Identify the lines that contain the string "this" and copy all of them.
--
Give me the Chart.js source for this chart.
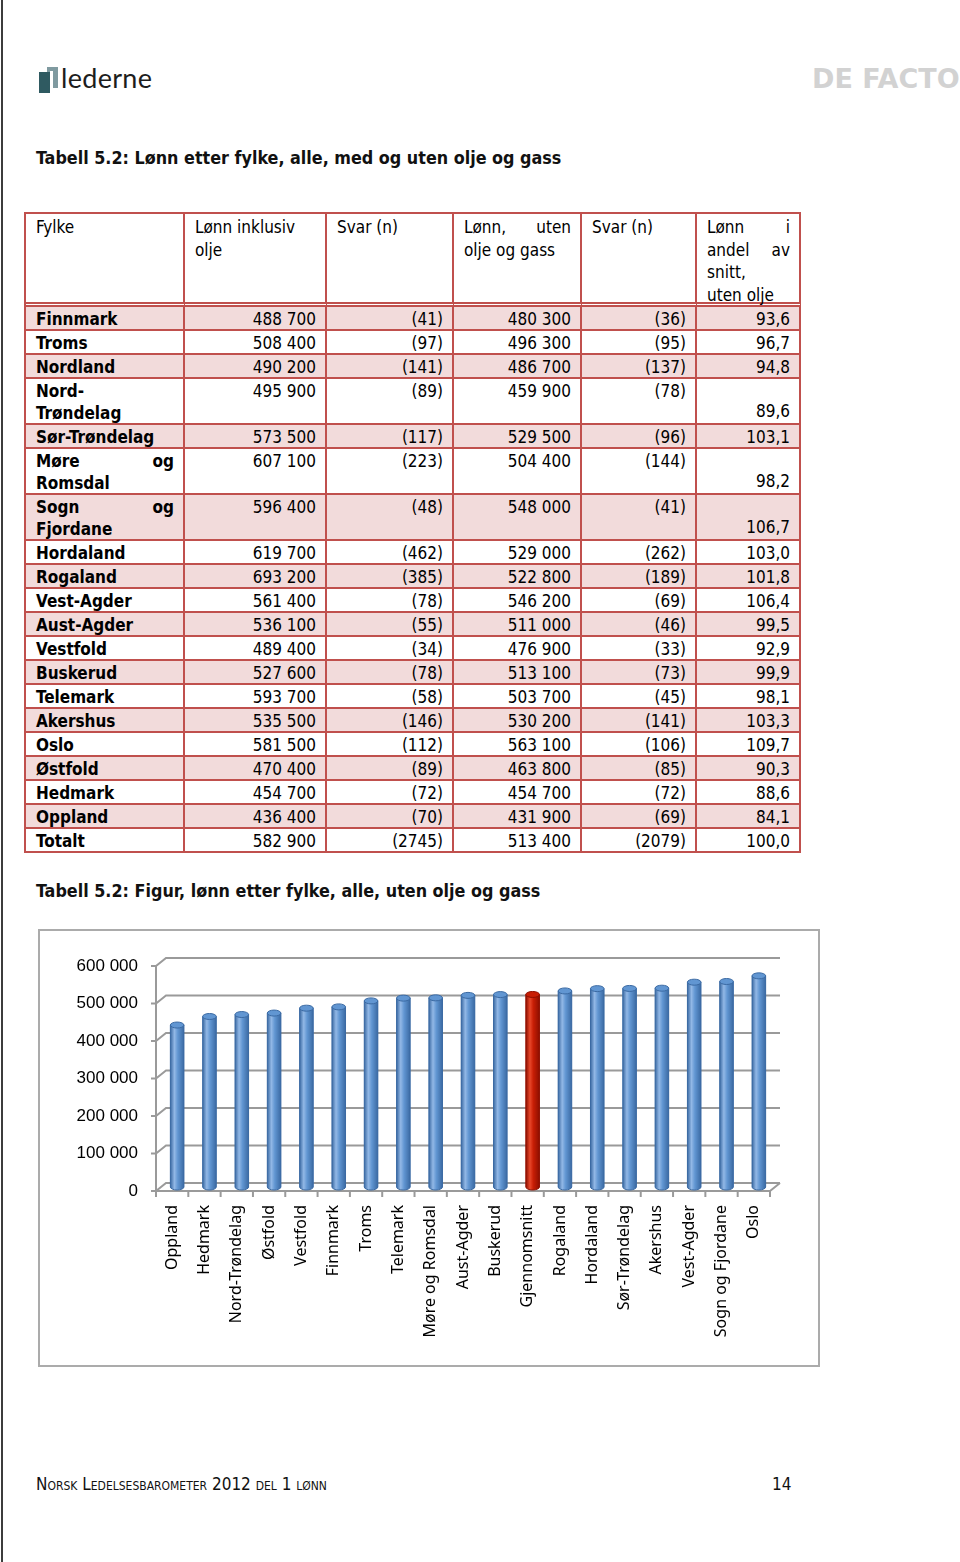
<!DOCTYPE html>
<html>
<head>
<meta charset="utf-8">
<script src="https://cdn.jsdelivr.net/npm/chart.js@4.4.0/dist/chart.umd.min.js"></script>
<style>
  html, body { margin: 0; padding: 0; background: #fff; }
  body {
    width: 960px; height: 1562px; position: relative; overflow: hidden;
    font-family: "DejaVu Sans Condensed", "DejaVu Sans", sans-serif; color: #000;
  }
  #pageLine { position: absolute; left: 1px; top: 0; width: 2px; height: 1562px; background: #3c3c3c; }
  #logo { position: absolute; left: 39px; top: 66px; }
  #logo .dark { position: absolute; left: 0; top: 6px; width: 11px; height: 21px; background: #2f5a61; }
  #logo .light { position: absolute; left: 8px; top: 1px; width: 11px; height: 21px; background: #7f9aa0; }
  #logo .gap { position: absolute; left: 11px; top: 5px; width: 3px; height: 17px; background: #fff; }
  #logo .word { position: absolute; left: 22px; top: -5px; font-family: Lato, "Open Sans", sans-serif; font-size: 27px; color: #1d1d1d; letter-spacing: 0.3px; }
  #defacto { position: absolute; left: 812px; top: 63px; font-family: "DejaVu Sans", sans-serif; font-size: 27px; font-weight: bold; color: #d2d2d2; letter-spacing: 0px; }
  .title { position: absolute; left: 36px; font-size: 17.8px; font-weight: bold; color: #111; }
  #table { position: absolute; left: 24px; top: 212px; border-left: 2px solid #c0504d; border-top: 2px solid #c0504d; }
  .row { display: flex; }
  .cell {
    box-sizing: border-box; border-right: 2px solid #c0504d; border-bottom: 2px solid #c0504d;
    padding: 1px 9px 0 10px; font-size: 17px; line-height: 22px; position: relative;
  }
  .hdr .cell { border-bottom: 5px double #c0504d; padding-top: 2px; line-height: 22.5px; }
  .pink .cell { background: #f2dbdb; }
  .num { text-align: right; }
  .name { font-weight: bold; }
  .just { display: flex; justify-content: space-between; }
  .bottom { position: absolute; right: 9px; bottom: 1px; }
  #chartBox { position: absolute; left: 38px; top: 929px; width: 778px; height: 434px; border: 2px solid #ababab; }
  #chartCanvas { position: absolute; left: 40px; top: 933px; }
  #footer { position: absolute; left: 36px; top: 1474px; font-size: 17px; font-variant: small-caps; color: #111; }
  #pageNo { position: absolute; left: 772px; top: 1474px; font-size: 17px; color: #111; }
</style>
</head>
<body>
<div id="pageLine"></div>
<div id="logo"><div class="light"></div><div class="dark"></div><div class="gap"></div><div class="word">lederne</div></div>
<div id="defacto">DE FACTO</div>

<div class="title" style="top:147px">Tabell 5.2: Lønn etter fylke, alle, med og uten olje og gass</div>
<div id="table"></div>
<div class="title" style="top:880px">Tabell 5.2: Figur, lønn etter fylke, alle, uten olje og gass</div>

<div id="chartBox"></div>
<canvas id="chartCanvas" width="778" height="432"></canvas>

<div id="footer">Norsk Ledelsesbarometer 2012 del 1 lønn</div>
<div id="pageNo">14</div>

<script>
// --- table data (read from the page) ---
const fylker = ['Finnmark', 'Troms', 'Nordland', 'Nord-Trøndelag', 'Sør-Trøndelag', 'Møre og Romsdal',
  'Sogn og Fjordane', 'Hordaland', 'Rogaland', 'Vest-Agder', 'Aust-Agder', 'Vestfold', 'Buskerud',
  'Telemark', 'Akershus', 'Oslo', 'Østfold', 'Hedmark', 'Oppland', 'Totalt'];
const lonnInkl = ['488 700', '508 400', '490 200', '495 900', '573 500', '607 100', '596 400', '619 700',
  '693 200', '561 400', '536 100', '489 400', '527 600', '593 700', '535 500', '581 500', '470 400',
  '454 700', '436 400', '582 900'];
const svarInkl = ['(41)', '(97)', '(141)', '(89)', '(117)', '(223)', '(48)', '(462)', '(385)', '(78)',
  '(55)', '(34)', '(78)', '(58)', '(146)', '(112)', '(89)', '(72)', '(70)', '(2745)'];
const lonnUten = ['480 300', '496 300', '486 700', '459 900', '529 500', '504 400', '548 000', '529 000',
  '522 800', '546 200', '511 000', '476 900', '513 100', '503 700', '530 200', '563 100', '463 800',
  '454 700', '431 900', '513 400'];
const svarUten = ['(36)', '(95)', '(137)', '(78)', '(96)', '(144)', '(41)', '(262)', '(189)', '(69)',
  '(46)', '(33)', '(73)', '(45)', '(141)', '(106)', '(85)', '(72)', '(69)', '(2079)'];
const andel = ['93,6', '96,7', '94,8', '89,6', '103,1', '98,2', '106,7', '103,0', '101,8', '106,4',
  '99,5', '92,9', '99,9', '98,1', '103,3', '109,7', '90,3', '88,6', '84,1', '100,0'];

// --- chart data (sorted, uten olje og gass) ---
const chartCategories = ['Oppland', 'Hedmark', 'Nord-Trøndelag', 'Østfold', 'Vestfold', 'Finnmark',
  'Troms', 'Telemark', 'Møre og Romsdal', 'Aust-Agder', 'Buskerud', 'Gjennomsnitt', 'Rogaland',
  'Hordaland', 'Sør-Trøndelag', 'Akershus', 'Vest-Agder', 'Sogn og Fjordane', 'Oslo'];
const chartValues = [431900, 454700, 459900, 463800, 476900, 480300, 496300, 503700, 504400, 511000,
  513100, 513400, 522800, 529000, 529500, 530200, 546200, 548000, 563100];
const highlightCategory = 'Gjennomsnitt';
const yTickValues = [0, 100000, 200000, 300000, 400000, 500000, 600000];

const colWidths = [159, 142, 127, 128, 115, 104];

function buildTable() {
  const table = document.getElementById('table');
  let html = '<div class="row hdr" style="height:93px">' +
    cell(0, 'Fylke') +
    cell(1, 'Lønn inklusiv olje') +
    cell(2, 'Svar (n)') +
    cell(3, '<div class="just"><span>Lønn,</span><span>uten</span></div>olje og gass') +
    cell(4, 'Svar (n)') +
    cell(5, '<div class="just"><span>Lønn</span><span>i</span></div><div class="just"><span>andel</span><span>av</span></div>snitt,<br>uten olje') +
    '</div>';

  fylker.forEach((name, i) => {
    let nameHtml = name;
    let tall = false;
    if (name === 'Nord-Trøndelag') {
      nameHtml = 'Nord-<br>Trøndelag';
      tall = true;
    } else if (name.includes(' og ')) {
      const parts = name.split(' og ');
      nameHtml = `<div class="just"><span>${parts[0]}</span><span>og</span></div>${parts[1]}`;
      tall = true;
    }
    const cls = i % 2 === 0 ? 'row pink' : 'row';
    html += `<div class="${cls}" style="height:${tall ? 46 : 24}px">` +
      cell(0, nameHtml, 'name') +
      cell(1, lonnInkl[i], 'num') +
      cell(2, svarInkl[i], 'num') +
      cell(3, lonnUten[i], 'num') +
      cell(4, svarUten[i], 'num') +
      cell(5, tall ? `<span class="bottom">${andel[i]}</span>` : andel[i], 'num') +
      '</div>';
  });
  table.innerHTML = html;
}

function cell(c, content, extra) {
  return `<div class="cell ${extra || ''}" style="width:${colWidths[c]}px">${content}</div>`;
}

buildTable();

// --- chart ---
const DX = 10; // depth offset of the back wall
const DY = 8;

function fmt(v) {
  return v === 0 ? '0' : v.toLocaleString('en-US').replace(/,/g, ' ');
}

function shadeBar(ctx, bar, dark, mid, light) {
  const w = bar.width;
  const x0 = bar.x - w / 2;
  const top = bar.y;
  const base = bar.base;
  const ry = 3;
  const grad = ctx.createLinearGradient(x0, 0, x0 + w, 0);
  grad.addColorStop(0, dark);
  grad.addColorStop(0.3, light);
  grad.addColorStop(0.55, mid);
  grad.addColorStop(1, dark);
  ctx.fillStyle = grad;
  ctx.beginPath();
  ctx.moveTo(x0, top);
  ctx.lineTo(x0, base);
  ctx.ellipse(bar.x, base, w / 2, ry, 0, Math.PI, 0, true);
  ctx.lineTo(x0 + w, top);
  ctx.closePath();
  ctx.fill();
  ctx.strokeStyle = dark;
  ctx.lineWidth = 1;
  ctx.stroke();
  // top cap
  ctx.beginPath();
  ctx.ellipse(bar.x, top, w / 2, ry, 0, 0, Math.PI * 2);
  ctx.fillStyle = mid;
  ctx.fill();
  ctx.stroke();
}

const pseudo3d = {
  id: 'pseudo3d',
  beforeDatasetsDraw(chart) {
    const { ctx, chartArea, scales } = chart;
    const { left, right, top, bottom } = chartArea;
    const x = scales.x;
    const y = scales.y;
    ctx.save();
    ctx.strokeStyle = '#9a9a9a';
    ctx.lineWidth = 2;
    // back wall gridlines + side wall diagonals
    y.ticks.forEach(t => {
      const py = y.getPixelForValue(t.value);
      ctx.beginPath();
      ctx.moveTo(left - 5, py);
      ctx.lineTo(left, py);
      ctx.lineTo(left + DX, py - DY);
      ctx.lineTo(right + DX, py - DY);
      ctx.stroke();
    });
    // left axis
    ctx.beginPath();
    ctx.moveTo(left, top);
    ctx.lineTo(left, bottom);
    ctx.stroke();
    // floor front edge
    ctx.beginPath();
    ctx.moveTo(left, bottom);
    ctx.lineTo(right, bottom);
    ctx.lineTo(right + DX, bottom - DY);
    ctx.stroke();
    // category tick marks
    const step = x.getPixelForValue(1) - x.getPixelForValue(0);
    for (let i = 0; i <= chartCategories.length; i++) {
      const px = x.getPixelForValue(0) - step / 2 + step * i;
      ctx.beginPath();
      ctx.moveTo(px, bottom);
      ctx.lineTo(px, bottom + 6);
      ctx.stroke();
    }
    ctx.restore();
    // bars sit halfway into the depth
    ctx.save();
    ctx.translate(DX / 2, -DY / 2);
  },
  afterDatasetsDraw(chart) {
    const { ctx } = chart;
    const meta = chart.getDatasetMeta(0);
    meta.data.forEach((bar, i) => {
      if (chartCategories[i] === highlightCategory) {
        shadeBar(ctx, bar, '#8e0f00', '#c81e05', '#e8472a');
      } else {
        shadeBar(ctx, bar, '#3b6aa3', '#6196d2', '#92b8e6');
      }
    });
    ctx.restore();
  }
};

new Chart(document.getElementById('chartCanvas'), {
  type: 'bar',
  data: {
    labels: chartCategories,
    datasets: [{
      data: chartValues,
      backgroundColor: chartCategories.map(c => c === highlightCategory ? '#c81e05' : '#6196d2'),
      borderWidth: 0,
      barPercentage: 0.42,
      categoryPercentage: 1
    }]
  },
  options: {
    responsive: false,
    animation: false,
    devicePixelRatio: 1,
    layout: { padding: { left: 0, top: 33, right: 48, bottom: 0 } },
    plugins: { legend: { display: false }, tooltip: { enabled: false } },
    scales: {
      x: {
        grid: { display: false, drawTicks: false },
        border: { display: false },
        ticks: {
          autoSkip: false,
          minRotation: 90,
          maxRotation: 90,
          padding: 14,
          color: '#000',
          font: { family: '"Noto Sans", "Open Sans", sans-serif', size: 16 }
        },
        afterFit(scale) { scale.height = 174; }
      },
      y: {
        min: 0,
        max: 600000,
        afterBuildTicks(scale) { scale.ticks = yTickValues.map(v => ({ value: v })); },
        grid: { display: false, drawTicks: false },
        border: { display: false },
        ticks: {
          padding: 18,
          color: '#000',
          font: { family: '"Liberation Sans", sans-serif', size: 17 },
          callback: v => fmt(v)
        },
        afterFit(scale) { scale.width = 116; }
      }
    }
  },
  plugins: [pseudo3d]
});
</script>
</body>
</html>
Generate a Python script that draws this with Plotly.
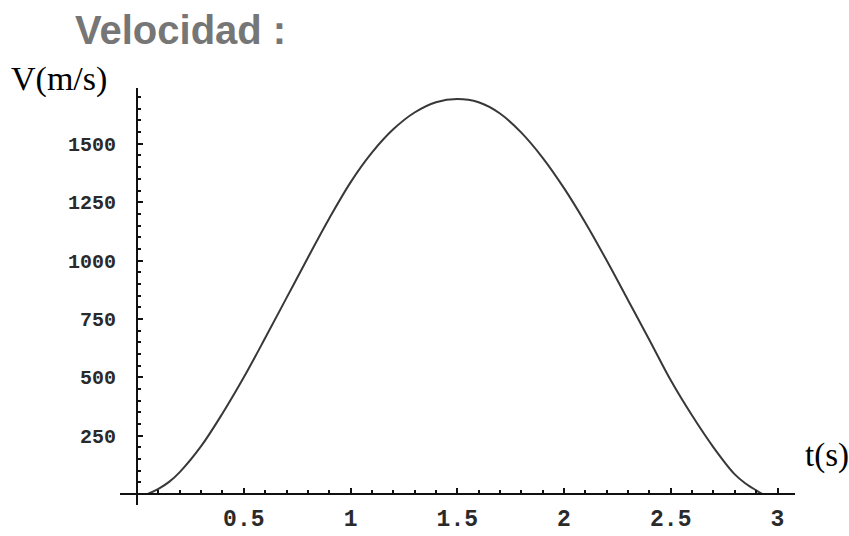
import plotly.graph_objects as go

# Velocity profile samples: time (s) and velocity (m/s)
tiempo = [0.05, 0.1, 0.15, 0.2, 0.3, 0.4, 0.5, 0.6, 0.7, 0.8, 0.9, 1.0, 1.1, 1.2, 1.3, 1.4,
          1.5, 1.6, 1.7, 1.8, 1.9, 2.0, 2.1, 2.2, 2.3, 2.4, 2.5, 2.6, 2.7, 2.8, 2.85, 2.9, 2.93]
velocidad = [0, 22, 52, 94, 205, 345, 500, 668, 840, 1012, 1180, 1335, 1462, 1562, 1634, 1678,
             1692, 1678, 1630, 1548, 1440, 1310, 1162, 1000, 830, 660, 487, 336, 200, 84, 45, 16, 0]

x_ticks = [0.5, 1, 1.5, 2, 2.5, 3]
x_labels = ["0.5", "1", "1.5", "2", "2.5", "3"]
y_ticks = [250, 500, 750, 1000, 1250, 1500]
y_labels = ["250", "500", "750", "1000", "1250", "1500"]

x_range = [-0.08, 3.082]
y_range = [-47, 1739]

W, H = 849, 536
ML, MR, MT, MB = 120, 54, 88, 31

x_tick_font = dict(family="Liberation Mono", size=23, color="#2a2a2a", weight="bold")
y_tick_font = dict(family="Liberation Mono", size=20, color="#2a2a2a", weight="bold")

fig = go.Figure()
fig.add_trace(go.Scatter(
    x=tiempo, y=velocidad, mode="lines",
    line=dict(color="#383838", width=2, shape="spline", smoothing=1.0),
    hoverinfo="skip", showlegend=False,
))

# axes cross at the origin
y_axis_pos = (0 - x_range[0]) / (x_range[1] - x_range[0])
x_axis_pos = (0 - y_range[0]) / (y_range[1] - y_range[0])

PW, PH = W - ML - MR, H - MT - MB

fig.update_layout(
    width=W, height=H,
    margin=dict(l=ML, r=MR, t=MT, b=MB, autoexpand=False),
    paper_bgcolor="white", plot_bgcolor="white",
    title=dict(text="Velocidad :", xref="container", yref="container",
               x=75 / W, xanchor="left", y=1 - 30 / H, yanchor="middle",
               font=dict(family="Liberation Sans", size=40, color="#767676", weight="bold")),
    xaxis=dict(range=x_range, anchor="free", position=x_axis_pos,
               showgrid=False, zeroline=False, showline=True, linecolor="#111", linewidth=2,
               tickmode="array", tickvals=x_ticks, ticktext=x_labels,
               ticks="inside", ticklen=5, tickwidth=2, tickcolor="#111",
               minor=dict(dtick=0.1, tick0=0, ticks="inside", ticklen=3, tickwidth=1.5,
                          tickcolor="#111", showgrid=False),
               tickfont=x_tick_font, ticklabelstandoff=3, automargin=False),
    yaxis=dict(range=y_range, anchor="free", position=y_axis_pos,
               showgrid=False, zeroline=False, showline=True, linecolor="#111", linewidth=2,
               tickmode="array", tickvals=y_ticks, ticktext=y_labels,
               ticks="inside", ticklen=5, tickwidth=2, tickcolor="#111",
               minor=dict(dtick=50, tick0=0, ticks="inside", ticklen=3, tickwidth=1.5,
                          tickcolor="#111", showgrid=False),
               tickfont=y_tick_font, ticklabelstandoff=16, automargin=False),
    annotations=[
        dict(text="V(m/s)", xref="paper", yref="paper",
             x=(9 - ML) / PW, xanchor="left",
             y=(H - MB - 79) / PH, yanchor="middle",
             showarrow=False, font=dict(family="Liberation Serif", size=34, color="black")),
        dict(text="t(s)", xref="paper", yref="paper",
             x=(803 - ML) / PW, xanchor="left",
             y=(H - MB - 455) / PH, yanchor="middle",
             showarrow=False, font=dict(family="Liberation Serif", size=33, color="black")),
    ],
)

fig.write_html("out.html")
--
_OUTPUT_
Give me the Chart.js source for this chart.
Generate a Python script that draws this with Plotly.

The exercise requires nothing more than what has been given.